One of those songs Strait recorded, "We Must Be Lovin' Right," later gave Blaker his biggest thrill as a songwriter when the song was recorded by Barbra Streisand.
"The way I heard the story," Blaker relates "(Streisand's husband) James Brolin was playing Strait's album. She heard the song and liked it enough to put it on her next album. That album was all love songs, so it fit right in."
The song was a co-write with Roger Brown. "Roger writes a real jazzy kind of melody. It really fit her." Brown, who put out an EP on Decca shortly before the label folded, is a frequent collaborator.
Another frequent writing partner is Jim Lauderdale. Blaker has worked with Lauderdale enough that Lauderdale's distinctive rhythms crop up even on some of Blaker's own tunes.
"His publisher introduced us at a showcase in Nashville. We'd keep running into each other in strange places - on an airplane, at a festival in Switzerland - and at some point after a couple of years we decided to write together. The first couple of things we wrote together got cut. He's such an incredible talent. He's such a different style of writer. He always takes you to a place you've never been before as a songwriter. When we work together, I contribute more of the lyrics and him more of the melody. When I write with other people, sometimes it's just the opposite. His melodies are so distinct. I was a big fan of his music before I even met him.

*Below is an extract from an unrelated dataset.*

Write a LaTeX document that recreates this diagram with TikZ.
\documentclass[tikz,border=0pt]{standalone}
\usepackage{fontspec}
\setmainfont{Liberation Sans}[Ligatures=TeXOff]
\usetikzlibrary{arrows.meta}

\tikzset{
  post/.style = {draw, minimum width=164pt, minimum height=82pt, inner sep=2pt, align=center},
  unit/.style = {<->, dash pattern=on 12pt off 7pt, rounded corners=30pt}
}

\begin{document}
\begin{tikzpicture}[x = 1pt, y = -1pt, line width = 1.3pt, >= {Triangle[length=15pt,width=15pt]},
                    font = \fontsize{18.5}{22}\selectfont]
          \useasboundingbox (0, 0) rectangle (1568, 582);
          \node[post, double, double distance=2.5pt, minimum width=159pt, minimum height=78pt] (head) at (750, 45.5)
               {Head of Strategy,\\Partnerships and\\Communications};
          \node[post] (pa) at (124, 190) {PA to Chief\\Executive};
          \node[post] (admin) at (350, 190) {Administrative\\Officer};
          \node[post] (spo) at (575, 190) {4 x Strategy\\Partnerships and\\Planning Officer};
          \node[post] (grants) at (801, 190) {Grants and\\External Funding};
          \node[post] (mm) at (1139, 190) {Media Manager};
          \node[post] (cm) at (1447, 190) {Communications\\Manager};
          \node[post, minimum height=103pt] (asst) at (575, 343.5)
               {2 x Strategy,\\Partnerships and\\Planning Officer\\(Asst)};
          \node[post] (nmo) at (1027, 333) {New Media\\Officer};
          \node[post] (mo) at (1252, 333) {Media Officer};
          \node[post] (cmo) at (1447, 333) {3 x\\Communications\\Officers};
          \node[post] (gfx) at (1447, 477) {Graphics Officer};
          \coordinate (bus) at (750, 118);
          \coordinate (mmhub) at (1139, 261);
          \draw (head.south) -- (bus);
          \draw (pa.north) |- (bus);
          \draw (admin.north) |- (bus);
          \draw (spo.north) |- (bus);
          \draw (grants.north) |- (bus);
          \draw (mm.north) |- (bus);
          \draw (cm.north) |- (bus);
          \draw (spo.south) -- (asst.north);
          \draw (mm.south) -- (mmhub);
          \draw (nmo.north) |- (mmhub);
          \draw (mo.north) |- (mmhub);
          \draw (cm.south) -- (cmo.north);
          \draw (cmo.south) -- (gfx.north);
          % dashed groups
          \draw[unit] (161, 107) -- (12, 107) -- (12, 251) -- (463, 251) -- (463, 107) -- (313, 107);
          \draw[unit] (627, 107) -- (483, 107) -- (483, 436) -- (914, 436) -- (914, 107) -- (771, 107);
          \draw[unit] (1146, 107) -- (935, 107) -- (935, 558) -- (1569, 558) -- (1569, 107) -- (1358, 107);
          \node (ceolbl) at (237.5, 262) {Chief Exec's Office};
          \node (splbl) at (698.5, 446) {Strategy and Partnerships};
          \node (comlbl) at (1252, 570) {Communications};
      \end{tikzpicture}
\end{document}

His melodies are almost unmistakable."
Blaker says, "I've been writing songs since I was a teenager. I just grew up with music. I went out to see people like Ernest Tubb, Bob Wills and Floyd Tillman when I was real young. My parents weren't musicians, but they were into music. They liked to get out and hear bands."
As a teenager, Blaker was into The Beatles and surf music, which he feels is showing more in his new albums.

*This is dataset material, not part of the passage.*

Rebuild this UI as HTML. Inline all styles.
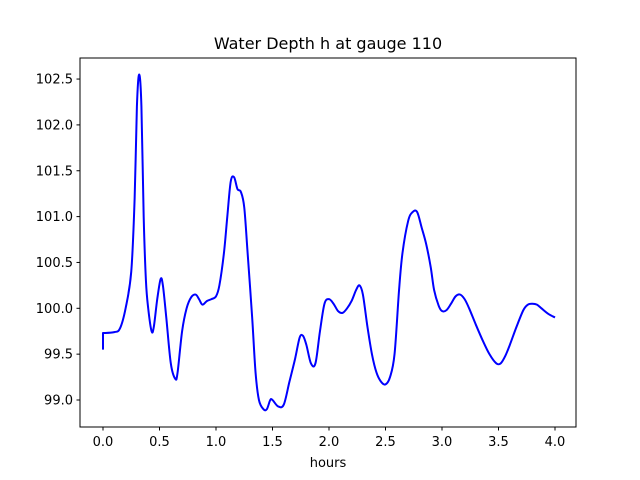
<!DOCTYPE html>
<html><head><meta charset="utf-8"><style>
body{margin:0;background:#fff;}
svg{display:block;font-family:"DejaVu Sans","Liberation Sans",sans-serif;}
</style></head><body>
<svg id="chart" width="640" height="480">
<rect width="640" height="480" fill="#fff"/>
<text x="328" y="49" font-size="16" text-anchor="middle">Water Depth h at gauge 110</text>
<g id="plot"></g>
<rect x="80" y="58" width="496" height="369" fill="none" stroke="#000" stroke-width="1"/>
<text x="328" y="467" font-size="13" text-anchor="middle">hours</text>
</svg>
<script>
const hours=[0,0,0.1,0.15,0.2,0.25,0.28,0.30,0.32,0.34,0.36,0.38,0.40,0.43,0.45,0.48,0.51,0.53,0.56,0.60,0.64,0.66,0.70,0.74,0.78,0.82,0.85,0.88,0.92,0.96,1.0,1.03,1.07,1.10,1.13,1.16,1.19,1.22,1.25,1.28,1.32,1.35,1.38,1.42,1.45,1.48,1.50,1.55,1.60,1.65,1.70,1.74,1.77,1.80,1.84,1.88,1.92,1.96,2.0,2.04,2.08,2.12,2.16,2.20,2.24,2.27,2.30,2.34,2.38,2.42,2.46,2.50,2.54,2.58,2.62,2.65,2.70,2.74,2.78,2.82,2.86,2.90,2.93,2.97,3.0,3.04,3.08,3.12,3.16,3.20,3.24,3.30,3.36,3.42,3.48,3.52,3.56,3.60,3.66,3.72,3.76,3.80,3.84,3.88,3.94,4.0];
const depth=[99.55,99.73,99.74,99.78,100.0,100.4,101.2,102.2,102.55,102.2,101.0,100.3,100.0,99.75,99.8,100.1,100.32,100.25,99.9,99.4,99.23,99.3,99.75,100.0,100.12,100.15,100.1,100.04,100.08,100.1,100.13,100.25,100.6,101.0,101.38,101.43,101.3,101.27,101.1,100.6,99.9,99.3,99.0,98.9,98.9,99.0,99.0,98.93,98.95,99.2,99.45,99.68,99.7,99.6,99.4,99.4,99.75,100.05,100.1,100.05,99.97,99.95,100.0,100.08,100.2,100.25,100.15,99.8,99.5,99.3,99.2,99.17,99.25,99.5,100.2,100.6,100.95,101.05,101.05,100.88,100.7,100.45,100.2,100.03,99.97,99.98,100.05,100.13,100.15,100.1,100.0,99.82,99.65,99.5,99.4,99.4,99.48,99.6,99.8,99.98,100.04,100.05,100.04,100.0,99.94,99.9];
const xTicks=[0,0.5,1,1.5,2,2.5,3,3.5,4];
const xTickLabels=["0.0","0.5","1.0","1.5","2.0","2.5","3.0","3.5","4.0"];
const yTicks=[99,99.5,100,100.5,101,101.5,102,102.5];
const yTickLabels=["99.0","99.5","100.0","100.5","101.0","101.5","102.0","102.5"];
const NS="http://www.w3.org/2000/svg";
const xs=v=>103+v*113;
const ys=v=>400-(v-99)*91.7;
const g=document.getElementById('plot');
function mk(t,a){const e=document.createElementNS(NS,t);for(const k in a)e.setAttribute(k,a[k]);g.appendChild(e);return e;}
xTicks.forEach((t,i)=>{
 const l=mk('line',{x1:xs(t),x2:xs(t),y1:427,y2:430.5,stroke:'#000'});
 
 
 const tx=mk('text',{x:xs(t),y:446,'font-size':13,'text-anchor':'middle'});
 tx.textContent=xTickLabels[i];
 
 
});
yTicks.forEach((t,i)=>{
 const l=mk('line',{x1:76.5,x2:80,y1:ys(t),y2:ys(t),stroke:'#000'});
 
 
 const tx=mk('text',{x:73,y:ys(t)+4.5,'font-size':13,'text-anchor':'end'});
 tx.textContent=yTickLabels[i];
 
 
});
const P=hours.map((h,i)=>[xs(h),ys(depth[i])]);
let d='M'+P[0][0]+','+P[0][1]+' L'+P[1][0]+','+P[1][1];
for(let i=1;i<P.length-1;i++){
 const p0=P[i-1<1?1:i-1],p1=P[i],p2=P[i+1],p3=P[Math.min(i+2,P.length-1)];
 const c1=[p1[0]+(p2[0]-p0[0])/6,p1[1]+(p2[1]-p0[1])/6];
 const c2=[p2[0]-(p3[0]-p1[0])/6,p2[1]-(p3[1]-p1[1])/6];
 d+=' C'+c1[0]+','+c1[1]+' '+c2[0]+','+c2[1]+' '+p2[0]+','+p2[1];
}
const line=mk('path',{d:d,fill:'none',stroke:'#0000ff','stroke-width':2,'stroke-linejoin':'round'});


</script>
</body></html>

"I started letting these (rock) influences come out. It's not really a conscious thing. It wants to come out. I let it."
Blaker has also gotten into production. He does mostly regional Texas artists, with his highest profile production probably being Ed Burleson's honky-tonk gem, "My Perfect World."
"The guy who played pedal steel guitar with me for 11 or 12 years decided he wanted to build a little home studio so we could do my song demos in Texas instead of having to go to Nashville. We found we could get a really cool sound. We thought we could do albums if we upgraded."
The last Doug Sahm album was also done at this studio.
Meanwhile, Blaker says "Burleson called me a few weeks ago. He's got a bunch of new songs and wants me to produce another album."
Blaker actually got into production when he met Jennifer Weatherly at a festival in Europe. She's an American who lives over there and has a sizable following.
"She approached me after a gig in Switzerland. She said my music was the sound she wanted, and she wanted me to produce an album. I said 'I only produce myself,' but then I thought about it more and decided to do it. She was the first artist I produced other than myself."
Lisa Morales is another artist Blaker met at a festival. "I met her in Europe in 1979 and talked her into moving to Texas (from Tucson)." Lisa and her sister Roberta relocated to Houston where Sisters Morales remains a highly popular act. Blaker's new album includes a duet with Lisa on the old Bobby Bare-Rosanne Cash hit "No Memories Hangin' Round." "We used to do that live in the early '80's. I thought of it for this album and called her up."
While Blaker has watched old friends like George Strait make it big, as well as people like Mark Chesnutt and Tracy Byrd who used to come see his band when they were in high school, he says, "(Stardom) was never really a goal of mine. I just wanted to have a good band. It feels so good to be on stage hearing that music come out behind you. I want to write good songs. I never really thought of being famous. I wanted a career in music. To me, this has been great."